Some of you might be interested in a small prototype that I coded during the past days. It’s an audio interface to select JOSM presets and here it is in action:
Well the idea of speech2josm is, that armchair-mapping is pretty intuitive. You trace outlines from aerial imagery and apply tags. But finding the right preset, fill in details to get the right OSM tags is very annoying. And beside all the tricks in JOSM (F3 search, autocomplete textboxes, toolbar-shortcuts, clone existing objects …) it seems to be the most interrupting and (in the mind of UX) expensive action while mapping. Add way, switch edit mode, add tags, switch select mode, …
To me it’s obvious, that an alternative input channel, could solve that bottleneck when you need to classify objects while editing. As I follow speech focused open technology since a few years, I picked the CMU sphinx offline speech-to-text engine, to integrate an audio controlled interface. I just wrote some glue-code to parse a list of control words and if triggered, it tells JOSM to add some tags.

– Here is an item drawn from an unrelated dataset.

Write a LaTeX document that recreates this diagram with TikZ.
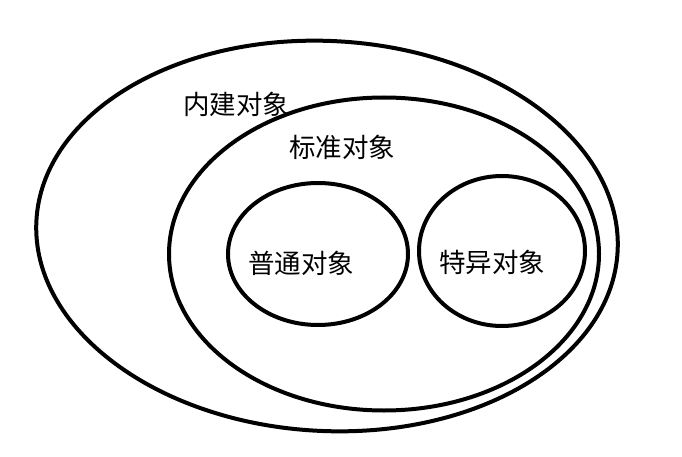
\documentclass[tikz,border=0pt]{standalone}
\usepackage{fontspec}
\setmainfont{Noto Sans CJK SC}
\usetikzlibrary{shapes.geometric}
\begin{document}
\begin{tikzpicture}[x=1pt,y=-1pt,
  set/.style={draw=black,line width=4pt,ellipse,inner sep=0pt},
  lbl/.style={font=\fontsize{26.5}{30}\selectfont,inner sep=0pt,anchor=center}]
\useasboundingbox (0,0) rectangle (682,457);
\node[set,minimum width=582pt,minimum height=390pt,rotate=-3] (builtin) at (327,236) {};
\node[set,minimum width=430pt,minimum height=313pt] (standard) at (384,254) {};
\node[set,minimum width=180pt,minimum height=142pt] (ordinary) at (318,254) {};
\node[set,minimum width=166pt,minimum height=150pt] (exotic) at (502,251) {};
\node[lbl] (t1) at (236,104) {内建对象};
\node[lbl] (t2) at (342,147) {标准对象};
\node[lbl] (t3) at (301,263) {普通对象};
\node[lbl] (t4) at (492,262) {特异对象};
\end{tikzpicture}
\end{document}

Currently, the accuracy is not that good, but a good starting point to get some help from folks that have more ecperience on STT. It’s great to see evolution of CMUsphinx tools and the efforts to make voice recognition on your own machine. While Amazon, Google, … tell you, that this works only in a cloud, this usecase is pretty fine to work completely offline.
If you like to improve the accuracy of a free (audio) language model, please speak a few sentences over at Mozilla Voice. It is a crowdsourcing of audio texts in different language, so a bit similar to OSM. But if you are interested to do some more intelligent discussions with your PC, you might want to checkout mycroft.ai and it’s skills that are coded in python as well.